= Michael Critobulus =

Byzantine historian (c. 1410 – c. 1470)

Michael Critobulus (Μιχαήλ Κριτόβουλος; c. 1410 – c. 1470) was a Greek politician, scholar and historian. He is known as the author of a history of the Ottoman conquest of the Eastern Roman Empire under Sultan Mehmet II. Critobulus' work, along with the writings of Doukas, Laonicus Chalcondyles and George Sphrantzes, is one of the principal sources for the Fall of Constantinople in 1453.

Critobulus is a Romanization of the name, which is alternatively transliterated as Kritoboulos, Kritovoulos, Critoboulos; sometimes with Critobulus' provenance affixed (e.g. Critobulus of Imbros).

==Biography==
Critobulus' birth name was Michael Critopoulos (Μιχαήλ Κριτόπουλος). He changed this modern Greek family name to the more classical-sounding "Kritoboulos" in reference to a figure of that name in the dialogues of Plato.

He belonged to a family of landowners on the island of Imbros. In the 1450s he was a local political leader of the island and played an active role in the peaceful handover of Imbros, Limnos, and Thasos to the Ottomans after the final breakdown of the Byzantine Empire.

==Works==
He later wrote the work History in five books.
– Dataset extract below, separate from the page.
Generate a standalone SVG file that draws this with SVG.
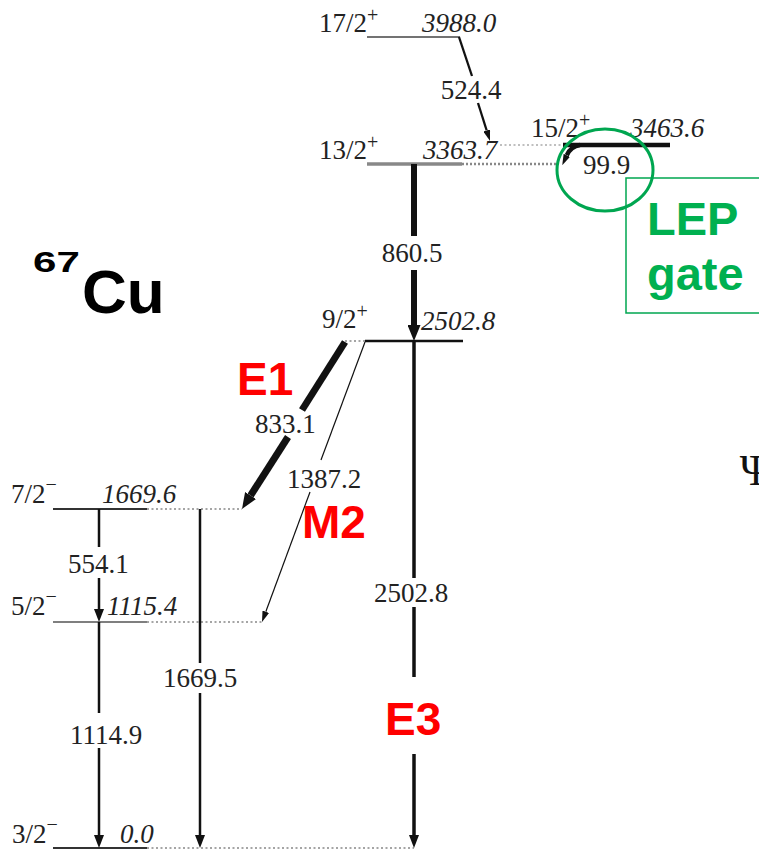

It is a historical account of the rise of the Ottomans and the final conquest of the remainder of the Roman Empire. Its main part is a biography of the Ottoman sultan Mehmet II, the Conqueror, to whom the work was also dedicated. Writing under Ottoman rule, Critobulus expressed admiration for Mehmet in his work, and combined mourning for the Greek loss with an acceptance of the shift of power to the Ottoman Turks, which he interpreted as a divinely ordained world historic event.

In doing so, Critobulus took as a literary model the works of Flavius Josephus, the Jewish-Roman historian of the Roman destruction of Jerusalem. His text is the most detailed historical account of the first decade of Turkish rule in Constantinople, including the Ottoman efforts of rebuilding and repopulating the city. The autograph of his text has been preserved in the Library of the Topkapı Palace in Istanbul.

He used Thucydides as a model for his History.

==Editions==
- Karl Wilhelm Ludwig Müller, Fragmenta Historicorum Graecorum, vol. 5, 1873.
- Diether R. Reinsch (ed.), Critobuli Imbriotae historiae. (Corpus Fontium Historiae Byzantinae 22). Berlin: de Gruyter, 1983.
- Diether R. Reinsch and Photini Kolovou (ed. and transl.), Κριτοβούλου του Ιμβρίου Ιστορία. Athens: Kanaki, 2005.
- Charles T. Rigg (ed. and transl.), History of Mehmed the Conqueror. Princeton: Princeton UP, 1954.